The loophole has been used extensively by property syndication investments. We have written about these offers before, with warnings of the risks, and we are sad to see that history does repeat and the failures of these investments 20 years ago are occurring again, for the same reasons. Property syndicates are where one or multiple properties are purchased, put into a vehicle and then investors buy a bit of that syndicate.
According to Business Desk a number of these offers (which are advertised aggressively in the Business Pages of mainstream newspapers and online, and then marketed aggressively in email follow ups - I signed up to track them and got sick of all the emails I was getting with new issues) are in trouble.
This was for-seeable as the interest rates offered were higher than the term deposit rates (which lured investors in), the offers where highly leveraged (lots of debt) and with the rising interest rates the economics of providing the returns no longer existed, putting pressure on the cashflow and finances of the offers.
Here is a summary from Business Desk:
Returns dry up
But the high yields being promised to wholesale investors by the likes of the Du Val Group and Williams Corporation weren’t performing as well as they claimed they would.
In December, Christchurch-based Williams Corp – run by high-flying Matthew Horncastle and Blair Chappell – pushed out its redemption cycle on its $152m of investment funds across its three funds, from six-monthly to annually, citing a "tripling" in interest rates.
Du Val’s investment arm, Du Val Capital Partners, followed suit, telling investors in its mortgage fund it would halt distributions and convert units – sold as income-generating securities guaranteeing 10% return payable quarterly – into equity ahead of a listing, possibly on either the Singapore or NZ stock exchanges.
It also halted payments on its $34m build-to-rent fund, announcing it would resume distributions in April but at a cut-rate of 2.25%, down from its promised 8% when it launched in mid-2021.

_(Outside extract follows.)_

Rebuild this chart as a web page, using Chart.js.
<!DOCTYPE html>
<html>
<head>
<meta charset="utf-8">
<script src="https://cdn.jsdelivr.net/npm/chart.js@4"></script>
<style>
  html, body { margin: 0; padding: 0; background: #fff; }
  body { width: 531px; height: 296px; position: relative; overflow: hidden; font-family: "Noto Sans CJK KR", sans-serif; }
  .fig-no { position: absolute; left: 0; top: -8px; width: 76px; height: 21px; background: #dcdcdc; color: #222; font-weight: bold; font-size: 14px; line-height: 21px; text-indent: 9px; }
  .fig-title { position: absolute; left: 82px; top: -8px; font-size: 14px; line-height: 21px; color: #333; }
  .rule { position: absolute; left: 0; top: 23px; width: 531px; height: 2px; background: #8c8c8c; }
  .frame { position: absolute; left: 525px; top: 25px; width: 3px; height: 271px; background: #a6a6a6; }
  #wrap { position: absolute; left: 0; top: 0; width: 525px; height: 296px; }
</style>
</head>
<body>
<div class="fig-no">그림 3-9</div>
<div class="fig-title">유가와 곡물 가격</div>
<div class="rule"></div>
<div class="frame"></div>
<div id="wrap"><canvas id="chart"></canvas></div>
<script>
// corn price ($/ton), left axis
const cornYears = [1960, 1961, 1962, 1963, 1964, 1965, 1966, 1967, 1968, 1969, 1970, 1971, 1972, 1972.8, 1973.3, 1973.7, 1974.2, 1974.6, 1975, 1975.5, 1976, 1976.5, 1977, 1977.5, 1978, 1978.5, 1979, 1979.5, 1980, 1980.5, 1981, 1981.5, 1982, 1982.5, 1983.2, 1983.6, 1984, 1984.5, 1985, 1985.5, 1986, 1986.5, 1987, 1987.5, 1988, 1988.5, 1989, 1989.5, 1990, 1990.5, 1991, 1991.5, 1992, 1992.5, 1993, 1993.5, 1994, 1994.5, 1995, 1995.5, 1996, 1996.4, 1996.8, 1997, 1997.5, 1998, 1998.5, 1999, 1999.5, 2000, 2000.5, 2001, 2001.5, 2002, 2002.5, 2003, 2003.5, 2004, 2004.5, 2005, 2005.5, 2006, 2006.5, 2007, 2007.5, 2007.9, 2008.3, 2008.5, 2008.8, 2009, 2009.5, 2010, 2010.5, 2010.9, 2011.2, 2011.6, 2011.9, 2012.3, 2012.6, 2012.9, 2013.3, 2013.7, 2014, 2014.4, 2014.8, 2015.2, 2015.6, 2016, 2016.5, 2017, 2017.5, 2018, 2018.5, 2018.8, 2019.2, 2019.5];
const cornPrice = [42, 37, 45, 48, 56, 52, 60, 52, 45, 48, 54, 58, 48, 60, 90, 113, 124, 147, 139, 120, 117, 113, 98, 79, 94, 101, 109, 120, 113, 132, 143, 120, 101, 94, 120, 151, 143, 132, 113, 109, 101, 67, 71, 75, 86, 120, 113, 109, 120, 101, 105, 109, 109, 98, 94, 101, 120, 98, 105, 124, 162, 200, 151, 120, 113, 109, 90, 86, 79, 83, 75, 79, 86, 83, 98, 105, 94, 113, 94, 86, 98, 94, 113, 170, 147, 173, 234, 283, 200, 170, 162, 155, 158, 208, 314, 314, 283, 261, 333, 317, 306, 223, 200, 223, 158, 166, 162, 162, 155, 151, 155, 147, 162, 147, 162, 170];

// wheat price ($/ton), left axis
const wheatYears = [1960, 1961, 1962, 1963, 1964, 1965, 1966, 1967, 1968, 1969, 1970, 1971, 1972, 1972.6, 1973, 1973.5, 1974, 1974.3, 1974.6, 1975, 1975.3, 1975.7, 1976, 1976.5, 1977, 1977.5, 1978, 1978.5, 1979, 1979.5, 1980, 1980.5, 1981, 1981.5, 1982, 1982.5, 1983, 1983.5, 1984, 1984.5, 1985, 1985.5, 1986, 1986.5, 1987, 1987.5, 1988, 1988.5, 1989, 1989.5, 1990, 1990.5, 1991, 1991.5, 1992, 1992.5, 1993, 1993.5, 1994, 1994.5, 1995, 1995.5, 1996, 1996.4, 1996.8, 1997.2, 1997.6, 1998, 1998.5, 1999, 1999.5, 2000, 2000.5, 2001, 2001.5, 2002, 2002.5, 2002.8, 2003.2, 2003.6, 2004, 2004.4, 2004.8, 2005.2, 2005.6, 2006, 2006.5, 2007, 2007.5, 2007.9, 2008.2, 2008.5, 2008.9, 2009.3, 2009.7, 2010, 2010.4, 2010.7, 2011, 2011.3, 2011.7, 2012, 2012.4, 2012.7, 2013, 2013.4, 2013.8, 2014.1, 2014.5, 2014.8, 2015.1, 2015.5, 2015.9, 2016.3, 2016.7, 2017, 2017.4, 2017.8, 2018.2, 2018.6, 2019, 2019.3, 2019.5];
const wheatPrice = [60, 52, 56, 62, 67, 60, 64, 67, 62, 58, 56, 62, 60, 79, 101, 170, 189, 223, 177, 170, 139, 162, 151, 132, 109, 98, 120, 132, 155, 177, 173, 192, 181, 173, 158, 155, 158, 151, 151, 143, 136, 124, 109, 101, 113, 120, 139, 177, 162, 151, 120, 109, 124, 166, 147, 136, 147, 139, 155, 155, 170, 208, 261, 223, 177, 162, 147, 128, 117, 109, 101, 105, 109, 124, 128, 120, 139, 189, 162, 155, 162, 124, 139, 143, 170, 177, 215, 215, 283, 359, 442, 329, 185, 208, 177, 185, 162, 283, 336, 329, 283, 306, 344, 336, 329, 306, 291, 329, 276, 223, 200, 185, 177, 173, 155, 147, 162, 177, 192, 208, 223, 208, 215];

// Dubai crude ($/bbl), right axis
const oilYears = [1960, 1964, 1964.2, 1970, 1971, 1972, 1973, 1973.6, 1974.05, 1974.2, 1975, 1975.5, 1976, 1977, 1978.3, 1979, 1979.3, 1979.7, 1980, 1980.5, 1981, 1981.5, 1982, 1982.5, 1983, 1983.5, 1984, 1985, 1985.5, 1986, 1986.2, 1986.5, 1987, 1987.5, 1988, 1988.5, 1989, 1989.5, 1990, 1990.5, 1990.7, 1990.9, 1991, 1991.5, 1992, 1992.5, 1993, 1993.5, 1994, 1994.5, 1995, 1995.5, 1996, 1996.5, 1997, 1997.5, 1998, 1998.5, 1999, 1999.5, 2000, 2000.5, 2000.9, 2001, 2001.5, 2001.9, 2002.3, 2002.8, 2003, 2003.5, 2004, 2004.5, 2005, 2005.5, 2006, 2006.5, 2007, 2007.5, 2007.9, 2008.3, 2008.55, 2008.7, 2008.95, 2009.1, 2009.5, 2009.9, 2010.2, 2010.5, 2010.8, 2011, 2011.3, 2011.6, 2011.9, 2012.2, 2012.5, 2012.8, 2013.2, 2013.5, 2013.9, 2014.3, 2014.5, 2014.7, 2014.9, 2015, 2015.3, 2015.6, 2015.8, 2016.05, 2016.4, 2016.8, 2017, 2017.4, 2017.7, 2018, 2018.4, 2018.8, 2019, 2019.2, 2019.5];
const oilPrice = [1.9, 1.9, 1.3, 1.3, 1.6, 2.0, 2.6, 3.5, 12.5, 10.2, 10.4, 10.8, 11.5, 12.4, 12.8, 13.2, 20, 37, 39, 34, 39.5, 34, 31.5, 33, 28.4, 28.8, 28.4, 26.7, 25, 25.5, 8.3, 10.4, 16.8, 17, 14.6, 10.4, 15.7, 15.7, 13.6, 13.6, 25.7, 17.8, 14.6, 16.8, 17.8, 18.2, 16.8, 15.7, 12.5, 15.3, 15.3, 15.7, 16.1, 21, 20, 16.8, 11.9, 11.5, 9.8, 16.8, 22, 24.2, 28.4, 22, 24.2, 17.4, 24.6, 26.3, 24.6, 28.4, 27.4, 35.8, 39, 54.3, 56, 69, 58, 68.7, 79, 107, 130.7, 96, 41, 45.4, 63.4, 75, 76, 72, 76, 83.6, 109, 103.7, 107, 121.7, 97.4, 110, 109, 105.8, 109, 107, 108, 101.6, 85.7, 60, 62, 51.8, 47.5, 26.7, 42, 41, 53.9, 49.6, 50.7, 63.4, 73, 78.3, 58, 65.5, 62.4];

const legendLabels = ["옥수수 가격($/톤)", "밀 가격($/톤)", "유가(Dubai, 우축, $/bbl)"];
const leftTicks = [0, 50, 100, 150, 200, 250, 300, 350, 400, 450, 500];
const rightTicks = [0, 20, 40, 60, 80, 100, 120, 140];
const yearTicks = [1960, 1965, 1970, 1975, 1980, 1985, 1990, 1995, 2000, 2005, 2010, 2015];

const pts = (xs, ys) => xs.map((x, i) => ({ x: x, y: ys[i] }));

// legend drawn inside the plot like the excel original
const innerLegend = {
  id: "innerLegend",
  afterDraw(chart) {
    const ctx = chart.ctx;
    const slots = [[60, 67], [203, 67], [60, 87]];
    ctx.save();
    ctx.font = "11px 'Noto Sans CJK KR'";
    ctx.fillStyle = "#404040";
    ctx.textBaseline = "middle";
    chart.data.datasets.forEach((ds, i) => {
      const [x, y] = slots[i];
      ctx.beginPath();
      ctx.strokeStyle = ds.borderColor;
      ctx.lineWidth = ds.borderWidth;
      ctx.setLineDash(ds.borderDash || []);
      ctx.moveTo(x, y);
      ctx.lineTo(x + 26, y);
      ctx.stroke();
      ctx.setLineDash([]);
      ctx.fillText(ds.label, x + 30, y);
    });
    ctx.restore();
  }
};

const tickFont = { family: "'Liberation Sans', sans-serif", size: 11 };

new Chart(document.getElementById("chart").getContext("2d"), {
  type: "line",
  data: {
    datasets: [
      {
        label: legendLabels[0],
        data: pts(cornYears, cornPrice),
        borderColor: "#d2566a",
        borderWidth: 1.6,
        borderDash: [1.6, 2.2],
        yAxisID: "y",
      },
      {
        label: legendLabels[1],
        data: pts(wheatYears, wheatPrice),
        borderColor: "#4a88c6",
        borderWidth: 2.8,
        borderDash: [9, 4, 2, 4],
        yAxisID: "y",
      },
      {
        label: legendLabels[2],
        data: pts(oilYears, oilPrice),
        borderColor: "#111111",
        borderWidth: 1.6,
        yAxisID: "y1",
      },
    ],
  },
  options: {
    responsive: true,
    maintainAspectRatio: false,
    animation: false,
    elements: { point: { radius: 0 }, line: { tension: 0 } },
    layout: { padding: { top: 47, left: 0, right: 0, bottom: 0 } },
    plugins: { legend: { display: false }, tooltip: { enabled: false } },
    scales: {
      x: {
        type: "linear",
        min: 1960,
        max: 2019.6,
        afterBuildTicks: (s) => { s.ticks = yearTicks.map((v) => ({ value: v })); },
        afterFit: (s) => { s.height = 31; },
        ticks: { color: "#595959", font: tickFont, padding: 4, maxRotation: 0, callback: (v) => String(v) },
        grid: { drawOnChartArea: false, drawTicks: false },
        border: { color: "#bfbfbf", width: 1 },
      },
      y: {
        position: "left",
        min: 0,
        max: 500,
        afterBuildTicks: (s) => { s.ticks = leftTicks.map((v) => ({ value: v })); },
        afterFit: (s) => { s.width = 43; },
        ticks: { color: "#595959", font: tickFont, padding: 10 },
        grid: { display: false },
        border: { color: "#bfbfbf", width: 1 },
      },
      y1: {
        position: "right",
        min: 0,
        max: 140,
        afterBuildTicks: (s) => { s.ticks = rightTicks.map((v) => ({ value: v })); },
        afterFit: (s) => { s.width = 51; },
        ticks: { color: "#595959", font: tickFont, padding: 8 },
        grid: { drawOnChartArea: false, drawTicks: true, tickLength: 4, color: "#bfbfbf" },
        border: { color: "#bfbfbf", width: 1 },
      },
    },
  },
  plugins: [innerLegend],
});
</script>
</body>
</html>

The FMA has issued warnings in October and since as follows: Warnings
In October, it also took the step of warning nine property investment firms that had offered their unregulated products to non-expert investors.
Its list included Du Val, Williams Corp, Black Robin Equity, Wolfbrook Capital and Jasper NZ.
As a side note, one or two offers may work well, depending on how they are structured, but we have warned clients against investing in these offers for over 20 years, with the one question 'How will you get your money out'. While the offers look sexy and attractive, so much can go wrong with these offers, and the only mechanisms for investors to get their money out are generally 1. A secondary market (which dries up when things get in trouble ) and 2. The investment winding up at some time in the future (usually at the offerors discretion).
Please consider seriously whether your financial knowledge is strong enough and whether you know enough about the in's and out's of the investment before engaging in a 'wholesale investment', regardless of how sexy the interest return touted may be.